La concesión del Premio Velázquez de Artes Plásticas a la colombiana Doris Salcedo (1958) subraya la voluntad del Ministerio de Cultura de reforzar los lazos con el arte realizado en América Latina en un año de especial trascendencia en la historia del subcontinente al cumplirse el doscientos aniversario de su independencia. Tras los galardones a Juan Soriano y a Cildo Meireles, en 2005 y 2008 respectivamente, es ahora el turno de la bogotana Doris Salcedo, una de las firmas más importantes del excelso universo artístico latinoamericano, quien ha sido premiada por “la calidad de su trabajo y su trayectoria”, como reza el fallo del jurado, razones que, intuyo, deben haber sido determinantes a la hora de valorar su elección.
Su trabajo es conocido en España a partir de su presencia en exposiciones colectivas. En 2000 participó en Versiones del Sur, el ciclo de exposiciones que organizó el Museo Reina Sofía que entonces dirigía José Guirao. Lo hizo en la exposición Eztetyka del Sueño, en el Palacio de Velázquez, con una obra deslumbrante, Tenebrae Noviembre 7, 1985, de 1999-2000, que al año siguiente pudo verse en la Documenta 11, un trabajo que versaba sobre el drama insoportable que vivía su país, inmerso en una guerra incomprensible, y en particular sobre un sangriento acontecimiento ocurrido en la fecha inscrita en su título, el ataque del ejército colombiano sobre la guerrilla, que el día anterior había ocupado el Palacio de Justicia, un episodio que ha quedado marcado a fuego en la memoria de Doris Salcedo.
El fondo y la forma están claramente definidos en su trabajo. El abandono y la memoria, el sinsentido, el absurdo y la nada palpitan en toda su obra. Pero son asuntos que no están necesariamente asociados con la realidad de Colombia únicamente, sino que se entienden en un ámbito más abstracto. Como dijo Charles Merewether, “la obra de Salcedo nos afecta a todos”. Tradicionalmente la hemos asociado con la disciplina escultórica, pues es en este lenguaje en el que ha realizado la mayor parte de sus trabajos. Recordamos la presencia constante de sillas diseminadas en el espacio o sobre el muro; o en gran número abigarradas ejerciendo de pantalla entre dos edificios, como hizo en Estambul hace casi ya diez años. Son objetos encontrados, siguiendo el paradigma duchampiano, que recontextualiza en escenarios densa y violentamente connotados. Hay sillas realizadas en plomo, rotundas y pesadas como aludiendo, en su inmovilidad, a una espera eterna e intolerable. Porque en los materiales de Doris Salcedo se funden el significado y el significante. Son objetos, convertidos ahora en espectros, que activan lugares y espolean la memoria colectiva.
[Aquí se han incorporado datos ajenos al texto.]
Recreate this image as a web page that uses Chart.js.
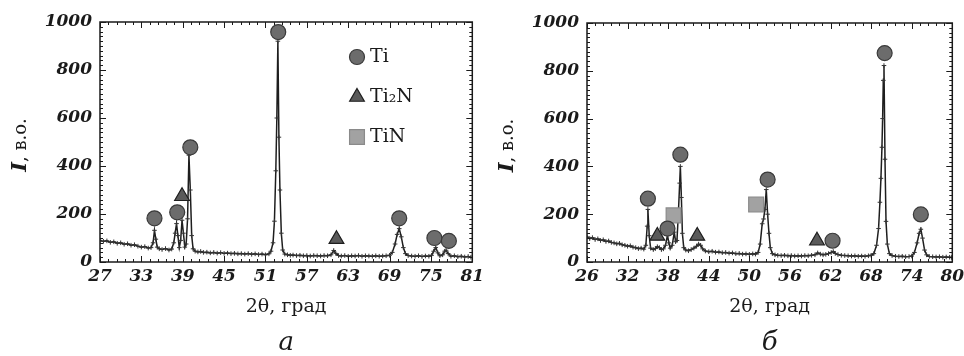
<!DOCTYPE html>
<html><head><meta charset="utf-8">
<script src="https://cdn.jsdelivr.net/npm/chart.js@4.4.1/dist/chart.umd.min.js"></script>
<style>
html,body{margin:0;padding:0;background:#fff;}
#wrap{display:flex;width:964px;height:356px;}
.box{position:relative;width:482px;height:356px;}
</style></head><body>
<div id="wrap"><div class="box"><canvas id="cA" width="482" height="356"></canvas></div><div class="box"><canvas id="cB" width="482" height="356"></canvas></div></div>
<script>
// ---- tick labels ----
const xTicksA = [27,33,39,45,51,57,63,69,75,81];
const xTicksB = [26,32,38,44,50,56,62,68,74,80];
const yTicks = [0,200,400,600,800,1000];
const xTitle = '2θ, град';
const yTitleMain = 'I';
const yTitleRest = ', в.о.';
const panelLabels = ['а','б'];
const legendLabels = ['Ti','Ti₂N','TiN'];

// ---- panel а : diffraction pattern ----
const angleA = [27.0,27.5,28.0,28.5,29.0,29.5,30.0,30.5,31.0,31.5,
 32.0,32.5,33.0,33.5,34.0,34.4,34.7,34.9,35.1,35.3,
 35.6,36.0,36.5,37.0,37.4,37.7,37.9,38.1,38.3,38.5,
 38.7,38.9,39.1,39.3,39.5,39.7,39.9,40.1,40.3,40.5,
 40.8,41.2,41.6,42.0,42.5,43.0,43.5,44.0,44.5,45.0,
 45.5,46.0,46.5,47.0,47.5,48.0,48.5,49.0,49.5,50.0,
 50.5,51.0,51.5,51.8,52.1,52.3,52.5,52.65,52.8,52.95,
 53.1,53.3,53.5,53.8,54.2,54.6,55.0,55.5,56.0,56.5,
 57.0,57.5,58.0,58.5,59.0,59.5,60.0,60.5,60.9,61.2,
 61.6,62.0,62.5,63.0,63.5,64.0,64.5,65.0,65.5,66.0,
 66.5,67.0,67.5,68.0,68.5,69.0,69.4,69.8,70.1,70.4,
 70.7,71.0,71.3,71.7,72.2,72.7,73.2,73.7,74.2,74.7,
 75.1,75.4,75.7,76.0,76.3,76.7,77.0,77.2,77.5,77.9,
 78.4,78.9,79.4,79.9,80.4,80.8];
const intensityA = [90,86,88,82,84,78,80,74,76,70,
 72,66,62,64,58,60,80,132,95,62,
 55,52,56,50,54,80,120,160,110,60,
 90,174,120,62,75,180,445,300,110,55,
 45,42,44,40,41,38,40,37,39,36,
 37,35,36,34,35,33,35,32,34,31,
 33,30,34,45,80,170,380,600,920,520,
 300,120,50,33,30,28,29,27,28,26,
 27,25,27,26,25,27,26,30,48,36,
 27,25,27,24,26,25,27,24,26,25,
 24,26,24,25,26,28,40,75,115,139,
 105,60,35,27,25,24,26,23,25,24,
 28,45,60,38,26,30,45,49,35,24,
 26,22,24,21,23,20];
const tiA_x = [34.9,38.2,40.1,52.85,70.4,75.5,77.6];
const tiA_y = [182,207,478,958,182,100,88];
const ti2nA_x = [38.9,61.3];
const ti2nA_y = [274,95];
const tinA_x = [];
const tinA_y = [];

// ---- panel б : diffraction pattern ----
const angleB = [26.0,26.4,26.8,27.2,27.6,28.0,28.4,28.8,29.2,29.6,
 30.0,30.4,30.8,31.2,31.6,32.0,32.4,32.8,33.2,33.6,
 34.0,34.4,34.7,34.9,35.0,35.2,35.4,35.8,36.1,36.4,
 36.7,37.0,37.3,37.6,37.9,38.1,38.3,38.6,38.9,39.1,
 39.3,39.5,39.7,39.8,39.95,40.1,40.3,40.6,41.0,41.4,
 41.8,42.2,42.5,42.8,43.1,43.5,44.0,44.5,45.0,45.5,
 46.0,46.5,47.0,47.5,48.0,48.5,49.0,49.5,50.0,50.5,
 50.9,51.3,51.6,51.9,52.1,52.3,52.5,52.7,52.9,53.1,
 53.4,53.8,54.2,54.7,55.2,55.7,56.2,56.7,57.2,57.7,
 58.2,58.7,59.2,59.7,60.1,60.5,60.9,61.3,61.7,62.1,
 62.4,62.7,63.1,63.6,64.1,64.6,65.1,65.6,66.1,66.6,
 67.1,67.6,68.0,68.4,68.8,69.1,69.3,69.45,69.6,69.7,
 69.8,69.9,70.05,70.2,70.4,70.7,71.1,71.6,72.1,72.6,
 73.1,73.6,74.0,74.4,74.8,75.1,75.35,75.6,75.9,76.2,
 76.6,77.1,77.6,78.1,78.6,79.1,79.6,79.9];
const intensityB = [105,98,102,94,97,90,93,86,88,82,
 80,76,78,72,70,66,68,62,60,56,
 58,54,70,150,220,110,58,52,56,64,
 60,52,55,70,112,80,58,70,125,85,
 90,200,330,400,270,120,60,50,47,52,
 58,66,75,70,55,46,43,45,41,42,
 39,40,37,38,35,36,33,34,32,34,
 33,40,75,160,180,220,303,200,120,60,
 35,30,28,27,28,26,27,25,26,25,
 27,26,28,30,38,33,30,32,35,40,
 44,36,31,28,27,26,25,26,24,25,
 24,26,28,35,70,140,250,350,480,600,
 760,822,430,170,75,35,27,24,23,24,
 22,23,25,40,80,120,137,100,50,30,
 23,22,21,22,20,21,20,19];
const tiB_x = [35.0,37.9,39.8,52.7,62.3,70.0,75.35];
const tiB_y = [265,140,449,345,89,874,199];
const ti2nB_x = [36.4,42.3,60.0];
const ti2nB_y = [109,109,89];
const tinB_x = [38.8,51.0];
const tinB_y = [195,241];

// ---- styles ----
const INK = '#1a1a1a';
const MARK = {
  Ti:   {style:'circle',   radius:7.5, fill:'#6c6c6c', stroke:'#3a3a3a'},
  Ti2N: {style:'triangle', radius:8.5, fill:'#5a5a5a', stroke:'#1e1e1e'},
  TiN:  {style:'rect',     radius:10.5, fill:'#a2a2a2', stroke:'#8a8a8a'}
};
const tickFont = {family:'DejaVu Serif', size:17, style:'italic', weight:'bold'};

function pts(xs, ys){ return xs.map((v,i)=>({x:v, y:ys[i]})); }

function drawMarker(ctx, m, x, y){
  ctx.save();
  ctx.fillStyle = m.fill; ctx.strokeStyle = m.stroke; ctx.lineWidth = 1.2;
  ctx.beginPath();
  if (m.style === 'circle') { ctx.arc(x, y, m.radius, 0, Math.PI*2); }
  else if (m.style === 'triangle') {
    const r = m.radius;
    ctx.moveTo(x, y - r);
    ctx.lineTo(x + r*Math.sin(Math.PI*2/3), y - r*Math.cos(Math.PI*2/3));
    ctx.lineTo(x + r*Math.sin(Math.PI*4/3), y - r*Math.cos(Math.PI*4/3));
    ctx.closePath();
  } else { const s = m.radius*Math.SQRT1_2; ctx.rect(x-s, y-s, 2*s, 2*s); }
  ctx.fill(); ctx.stroke();
  ctx.restore();
}

const framePlugin = {
  id: 'frame',
  afterDraw(chart, args, opts){
    const {ctx, chartArea:a} = chart;
    const x = chart.scales.x, y = chart.scales.y;
    ctx.save();
    ctx.strokeStyle = INK; ctx.lineWidth = 1.5;
    ctx.strokeRect(a.left, a.top, a.right - a.left, a.bottom - a.top);
    ctx.lineWidth = 1;
    ctx.beginPath();
    const xt = opts.xTicks;
    xt.forEach(v => { const p = Math.round(x.getPixelForValue(v)) + 0.5;
      ctx.moveTo(p, a.bottom); ctx.lineTo(p, a.bottom - 6);
      ctx.moveTo(p, a.top); ctx.lineTo(p, a.top + 6); });
    for (let i = 0; i < xt.length - 1; i++) {
      const st = (xt[i+1] - xt[i]) / 5;
      for (let k = 1; k < 5; k++) { const p = Math.round(x.getPixelForValue(xt[i] + k*st)) + 0.5;
        ctx.moveTo(p, a.bottom); ctx.lineTo(p, a.bottom - 3);
        ctx.moveTo(p, a.top); ctx.lineTo(p, a.top + 3); }
    }
    for (let v = 0; v <= 1000; v += 20) {
      const p = Math.round(y.getPixelForValue(v)) + 0.5;
      const L = (v % 200 === 0) ? 6 : 3;
      ctx.moveTo(a.left, p); ctx.lineTo(a.left + L, p);
      ctx.moveTo(a.right, p); ctx.lineTo(a.right - L, p);
    }
    ctx.stroke();
    // y title (mixed style)
    ctx.translate(a.left - 79, (a.top + a.bottom) / 2 + 3);
    ctx.rotate(-Math.PI/2);
    ctx.fillStyle = INK; ctx.textBaseline = 'middle';
    ctx.font = 'italic bold 21px "DejaVu Serif"';
    const w1 = ctx.measureText(yTitleMain).width;
    ctx.font = '18px "DejaVu Serif"';
    const w2 = ctx.measureText(yTitleRest).width;
    const x0 = -(w1 + w2) / 2;
    ctx.font = 'italic bold 21px "DejaVu Serif"';
    ctx.textAlign = 'left';
    ctx.fillText(yTitleMain, x0, 0);
    ctx.font = '18px "DejaVu Serif"';
    ctx.fillText(yTitleRest, x0 + w1, 0);
    ctx.restore();
    // legend
    if (opts.legend) {
      const lx = a.left + 257;
      const keys = ['Ti','Ti2N','TiN'];
      ctx.save();
      ctx.font = '19px "DejaVu Serif"'; ctx.fillStyle = INK; ctx.textBaseline = 'middle'; ctx.textAlign = 'left';
      keys.forEach((k, i) => {
        const ly = a.top + 35 + 40*i;
        drawMarker(ctx, MARK[k], lx, ly);
        ctx.fillText(legendLabels[i], lx + 13, ly);
      });
      ctx.restore();
    }
  }
};

function makeChart(id, ang, inten, ti, ti2n, tin, xTicks, label, padTop, yWidth, showLegend){
  const markerSet = (m, data) => ({
    type: 'scatter', data, order: 0, showLine: false,
    pointStyle: m.style, pointRadius: m.radius, pointHoverRadius: m.radius,
    pointBackgroundColor: m.fill, pointBorderColor: m.stroke, pointBorderWidth: 1.2
  });
  return new Chart(document.getElementById(id), {
    type: 'line',
    data: { datasets: [
      markerSet(MARK.Ti, ti), markerSet(MARK.Ti2N, ti2n), markerSet(MARK.TiN, tin),
      { data: pts(ang, inten), order: 1, borderColor: '#1e1e1e', borderWidth: 1.5,
        pointStyle: 'cross', pointRadius: 2.3, pointBorderColor: '#333', pointBorderWidth: 1,
        tension: 0, fill: false }
    ]},
    options: {
      responsive: false, animation: false, devicePixelRatio: 1,
      layout: { padding: { left: 0, right: 9, top: padTop, bottom: 0 } },
      plugins: {
        legend: { display: false }, tooltip: { enabled: false },
        title: { display: true, position: 'bottom', fullSize: false, text: label, color: INK,
          font: { family: 'DejaVu Serif', size: 26, style: 'italic', weight: 'normal', lineHeight: 1 },
          padding: { top: 0, bottom: 0 } },
        frame: { xTicks, legend: showLegend }
      },
      scales: {
        x: { type: 'linear', min: xTicks[0], max: xTicks[xTicks.length-1],
          afterBuildTicks: s => { s.ticks = xTicks.map(v => ({value: v})); },
          afterFit: s => { s.height = 68; s.paddingLeft = 0; s.paddingRight = 0; },
          grid: { display: false, drawTicks: false }, border: { display: false },
          ticks: { font: tickFont, color: INK, padding: 4, maxRotation: 0, autoSkip: false,
            callback: v => String(v) },
          title: { display: true, text: xTitle, color: INK,
            font: { family: 'DejaVu Serif', size: 19 }, padding: { top: 6, bottom: 12 } } },
        y: { min: 0, max: 1000,
          afterBuildTicks: s => { s.ticks = yTicks.map(v => ({value: v})); },
          afterFit: s => { s.width = yWidth; s.paddingTop = 0; s.paddingBottom = 0; },
          grid: { display: false, drawTicks: false }, border: { display: false },
          ticks: { font: tickFont, color: INK, padding: 8, callback: v => String(v) } }
      }
    },
    plugins: [framePlugin]
  });
}

makeChart('cA', angleA, intensityA, pts(tiA_x, tiA_y), pts(ti2nA_x, ti2nA_y), pts(tinA_x, tinA_y),
  xTicksA, panelLabels[0], 22, 100, true);
makeChart('cB', angleB, intensityB, pts(tiB_x, tiB_y), pts(ti2nB_x, ti2nB_y), pts(tinB_x, tinB_y),
  xTicksB, panelLabels[1], 23, 105, false);
</script>
</body></html>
Y, pese a ser dueña un lenguaje tan personal y tan sólidamente instalado en el imaginario de los aficionados al arte contemporáneo, Salcedo fue capaz de modelar ese efecto sorpresa tan necesario cuando tenía miles de pares de ojos pendientes de ella. Fue en 2007, cuando fue seleccionada para intervenir la Sala de la Turbinas de la Tate Modern londinense en la edición anual auspiciada por Unilever. Convertida ya en paradigma del espectáculo, la Sala de las Turbinas es un reto para cualquiera. Artistas como Doris Salcedo o Miroslaw Balka no estarían, en principio, llamados a entender el concepto (ni a aceptar la propuesta). Pero Salcedo aceptó y sorprendió a la comunidad artística con un trabajo imponente, una enorme grieta que recorría la sala de principio a fin. Decía la artista que era una referencia al racismo, a la prepotencia occidental y su política de inmigración, pero las diferentes interpretaciones, tal era su capacidad evocadora, reverberaban en el vacío inmenso de la sala. Salcedo restó aquí en vez de sumar, se apropió del lenguaje conceptual y subvirtió códigos, y supo, en definitiva, situarse en las antípodas de sí misma para recitar su inquebrantable discurso. Es en este tipo de escenarios, tan adversos, donde se espera la grandeza del artista.